Re: Linux Software RAID 1 Performance (was:Re: Re: Slower on Solaris) - Mailing list pgsql-general

From Alex Pilosov
Subject Re: Linux Software RAID 1 Performance (was:Re: Re: Slower on Solaris)
Date
Msg-id Pine.BSO.4.10.10106281656150.4389-100000@spider.pilosoft.com
Whole thread Raw
In response to Linux Software RAID 1 Performance (was:Re: Re: Slower on Solaris)  (Lamar Owen <lamar.owen@wgcr.org>)
List pgsql-general
On Thu, 28 Jun 2001, Lamar Owen wrote:

> On Thursday 28 June 2001 15:33, Steve Wolfe wrote:
> > > Hrmm, well, we're running it with fsync disabled, and according to the
> > > docs, that should make the WAL_SYNC_METHOD irrelevant.  We had
> > > unacceptable performance with fsync enabled.
>
> >   I'm not as familiar with Solaris as I am with Linux, but I do recall
> > seeing benchmarks that show a significant speed increase in many
> > applications (as much as 40%) by using the "best" compiler optimization
> > flags - you may want to look at what it's being compiled with on your
> > machine.
>
> While on this subject, I just reinstalled one of our devel servers with a
> fresh RHL 7.1 setup, with software RAID 1 enabled (easy to do with the RHL
> graphical installer, FWIW).

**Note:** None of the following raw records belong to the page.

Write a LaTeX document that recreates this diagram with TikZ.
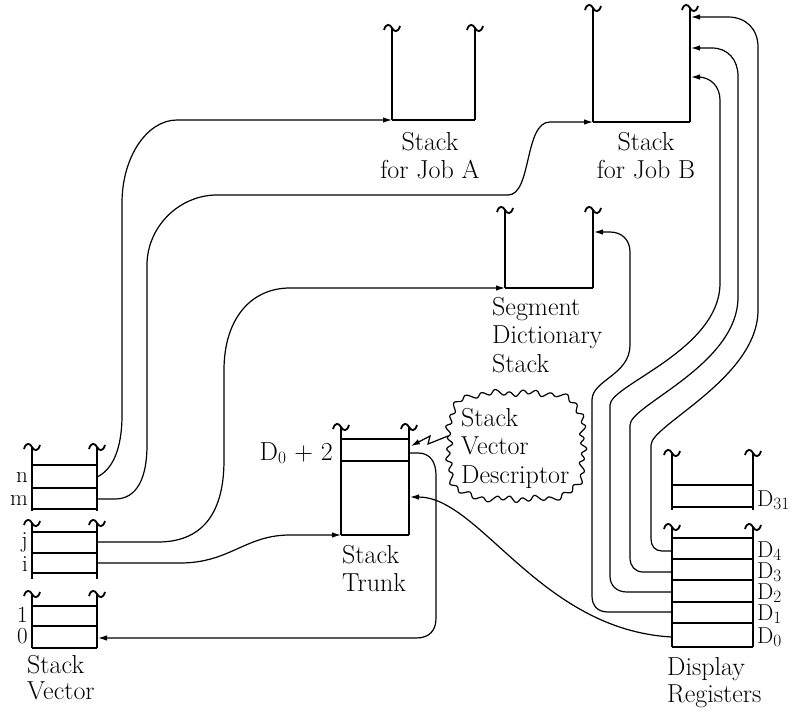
\documentclass[tikz,border=0pt]{standalone}
\usepackage{amsmath}
\usepackage{tikz}
\usetikzlibrary{arrows.meta, positioning}

\tikzset{
  frame/.style={line width=2.2pt},
  link/.style={line width=1.2pt},
  tip/.style={-{Latex[length=9pt,width=5.5pt]}},
  lbl/.style={inner sep=0pt, align=left, font=\fontsize{26}{28.5}\selectfont},
  reglbl/.style={inner sep=0pt, font=\fontsize{23}{24}\selectfont},
  cloudline/.style={line width=1.2pt}
}

% squiggle on top of a post
\newcommand{\tld}[2]{%
  \draw[frame, line width=1.8pt] (#1-8,#2+2) .. controls (#1-6,#2-5) and (#1-2,#2-4) .. (#1,#2)
    .. controls (#1+2,#2+4) and (#1+6,#2+5) .. (#1+8,#2-2);}
% two posts: left x, right x, top y, bottom y
\newcommand{\stk}[4]{%
  \tld{#1}{#3}\tld{#2}{#3}
  \draw[frame] (#1,#3) -- (#1,#4) (#2,#3) -- (#2,#4);}

\begin{document}
\begin{tikzpicture}[x=1pt, y=-1pt]
\useasboundingbox (0,0) rectangle (803,712);

% stack vector
\stk{32}{97}{447}{511}
\stk{32}{97}{523}{579}
\stk{32}{97}{594}{648}
\foreach \y in {465,488,509,532,553,573,606,626,648}
  \draw[frame] (32,\y) -- (97,\y);
\node[reglbl, anchor=base east] (vn) at (28,482) {n};
\node[reglbl, anchor=base east] (vm) at (28,505) {m};
\node[reglbl, anchor=base east] (vj) at (28,547) {j};
\node[reglbl, anchor=base east] (vi) at (28,571) {i};
\node[reglbl, anchor=base east] (v1) at (28,622) {1};
\node[reglbl, anchor=base east] (v0) at (28,643) {0};
\node[lbl, font=\fontsize{26}{26}\selectfont, anchor=north west] (svlbl) at (27,655) {Stack\\Vector};
\coordinate (svn) at (97,477);
\coordinate (svm) at (97,499);
\coordinate (svj) at (97,542);
\coordinate (svi) at (97,563);
\coordinate (sv0) at (98,638);

% stack trunk
\stk{341}{409}{427}{535}
\foreach \y in {439,461,535}
  \draw[frame] (341,\y) -- (409,\y);
\node[lbl, anchor=base east] (dtwo) at (333,460) {D$_0$ + 2};
\node[lbl, anchor=north west] (trlbl) at (342,545) {Stack\\Trunk};
\coordinate (trk0) at (341,535);
\coordinate (trkd) at (409,453);
\coordinate (trkin) at (410,497);
\coordinate (trkv) at (411,446);

% segment dictionary
\stk{505}{593}{210}{288}
\draw[frame] (505,288) -- (593,288);
\node[lbl, anchor=north west] (sdlbl) at (492,297) {Segment\\Dictionary\\Stack};
\coordinate (sd) at (505,288);
\coordinate (sdr) at (594,232);

% job stacks
\stk{392}{475}{28}{120}
\draw[frame] (392,120) -- (475,120);
\node[lbl, align=center, anchor=north] (jalbl) at (430,132) {Stack\\for Job A};
\stk{593}{690}{8}{122}
\draw[frame] (593,122) -- (690,122);
\node[lbl, align=center, anchor=north] (jblbl) at (646,132) {Stack\\for Job B};
\coordinate (jobA) at (392,120);
\coordinate (jobB) at (593,122);
\coordinate (jobB4) at (691,17);
\coordinate (jobB3) at (691,48);
\coordinate (jobB2) at (691,77);

% display registers
\stk{672}{753}{453}{510}
\foreach \y in {485,507}
  \draw[frame] (672,\y) -- (753,\y);
\stk{672}{753}{527}{647}
\foreach \y in {538,559,580,602,623,647}
  \draw[frame] (672,\y) -- (753,\y);
\node[reglbl, anchor=base west] (d31) at (757,506) {D$_{31}$};
\node[reglbl, anchor=base west] (d4) at (757,557) {D$_4$};
\node[reglbl, anchor=base west] (d3) at (757,578) {D$_3$};
\node[reglbl, anchor=base west] (d2) at (757,599) {D$_2$};
\node[reglbl, anchor=base west] (d1) at (757,620) {D$_1$};
\node[reglbl, anchor=base west] (d0) at (757,643) {D$_0$};
\node[lbl, font=\fontsize{26}{27}\selectfont, anchor=north west] (drlbl) at (667,657) {Display\\Registers};
\coordinate (dr0) at (672,637);
\coordinate (dr1) at (672,612);
\coordinate (dr2) at (672,592);
\coordinate (dr3) at (672,572);
\coordinate (dr4) at (672,551);

% descriptor cloud
\node[lbl, anchor=north west] (svd) at (461,408) {Stack\\Vector\\Descriptor};
\draw[cloudline] plot[domain=0:360, samples=500, smooth cycle, variable=\t]
  ({516 + (67*(cos(\t)*cos(\t)*cos(\t)*cos(\t) + sin(\t)*sin(\t)*sin(\t)*sin(\t))^(-0.25)
      + 2.3*sin(33*\t) + 1.4*sin(13*\t+40))*cos(\t)},
   {446 + (53*(cos(\t)*cos(\t)*cos(\t)*cos(\t) + sin(\t)*sin(\t)*sin(\t)*sin(\t))^(-0.25)
      + 2.3*sin(33*\t) + 1.4*sin(13*\t+40))*sin(\t)});
\draw[link, tip] (448,436) -- (428,444) -- (430,436) -- (trkv);

% connectors
\draw[link, tip] (svn) .. controls (112,470) and (122,450) .. (122,415) -- (122,203)
  .. controls (122,157) and (147,120) .. (177,120) -- (jobA);
\draw[link, tip] (svm) -- (115,499) .. controls (137,499) and (147,478) .. (147,445) -- (147,265)
  .. controls (147,227) and (179,195) .. (217,195) -- (508,195)
  .. controls (532,195) and (524,122) .. (550,122) -- (jobB);
\draw[link, tip] (svj) -- (160,542) .. controls (205,541) and (224,510) .. (224,460) -- (224,370)
  .. controls (224,320) and (250,288) .. (290,288) -- (sd);
\draw[link, tip] (svi) -- (180,563) .. controls (230,563) and (245,535) .. (290,535) -- (trk0);
\draw[link, tip] (trkd) -- (418,453) .. controls (430,453) and (436,462) .. (436,475) -- (436,618)
  .. controls (436,630) and (430,638) .. (416,638) -- (sv0);
\draw[link, tip] (dr0) .. controls (540,630) and (480,497) .. (trkin);
\draw[link, tip] (dr1) -- (608,612) .. controls (598,612) and (592,606) .. (592,596) -- (592,400)
  .. controls (592,380) and (630,375) .. (630,345) -- (630,252)
  .. controls (630,240) and (622,232) .. (610,232) -- (sdr);
\draw[link, tip] (dr2) -- (627,592) .. controls (617,592) and (610,586) .. (610,576) -- (610,405)
  .. controls (610,385) and (720,350) .. (720,283) -- (720,100)
  .. controls (720,87) and (711,77) .. (698,77) -- (jobB2);
\draw[link, tip] (dr3) -- (643,572) .. controls (635,572) and (630,566) .. (630,558) -- (630,425)
  .. controls (630,405) and (738,365) .. (738,297) -- (738,76)
  .. controls (738,60) and (728,48) .. (712,48) -- (jobB3);
\draw[link, tip] (dr4) -- (662,551) .. controls (655,551) and (651,546) .. (651,539) -- (651,445)
  .. controls (651,425) and (758,378) .. (758,310) -- (758,47)
  .. controls (758,29) and (746,17) .. (728,17) -- (jobB4);
\end{tikzpicture}
\end{document}
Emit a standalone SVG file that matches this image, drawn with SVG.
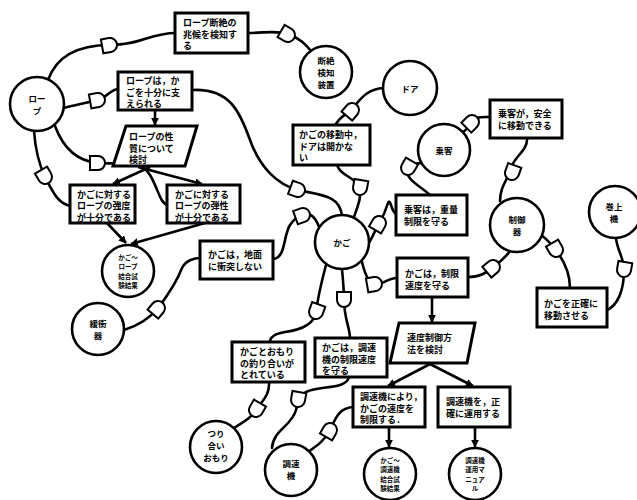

While I could have just modified the existing
> setup to use RAID, I wanted to dink with the partitioning as well -- which is
> easiest in a reinstall situation.
>
> RAID 1 doesn't change the PostgreSQL performance on the regression tests
> significantly.  This machine, on multiple runs of 'time ./pg_regress
> --schedule=parallel_schedule' on the same UDMA66 drives without RAID 1 posted
> an average 'real' number of 44 seconds.  With RAID 1 (and the same drives,
> controllers, OS, etc) posts an average of 42 seconds -- not statistically
> significant.  Yes, $PGDATA was on a RAID device... :-).
>
> So, while PostgreSQL will benefit from the redundancy of the RAID, it neither
> suffers significantly from the write overhead, nor does it seem to greatly
> benefit from the increased read bandwidth, at least in the limited
> performance testing afforded by the regression tests (which have been used
> for some time as a crude benchmark).
Unless you are using Neil Brown's patches, you do not have increased read
bandwidth. (Unless they were integrated into latest kernels).

You can test it by doing time dd if=/dev/mdxx bs=64k size=(a lot) and
compare it versus dd'ing from underlying device.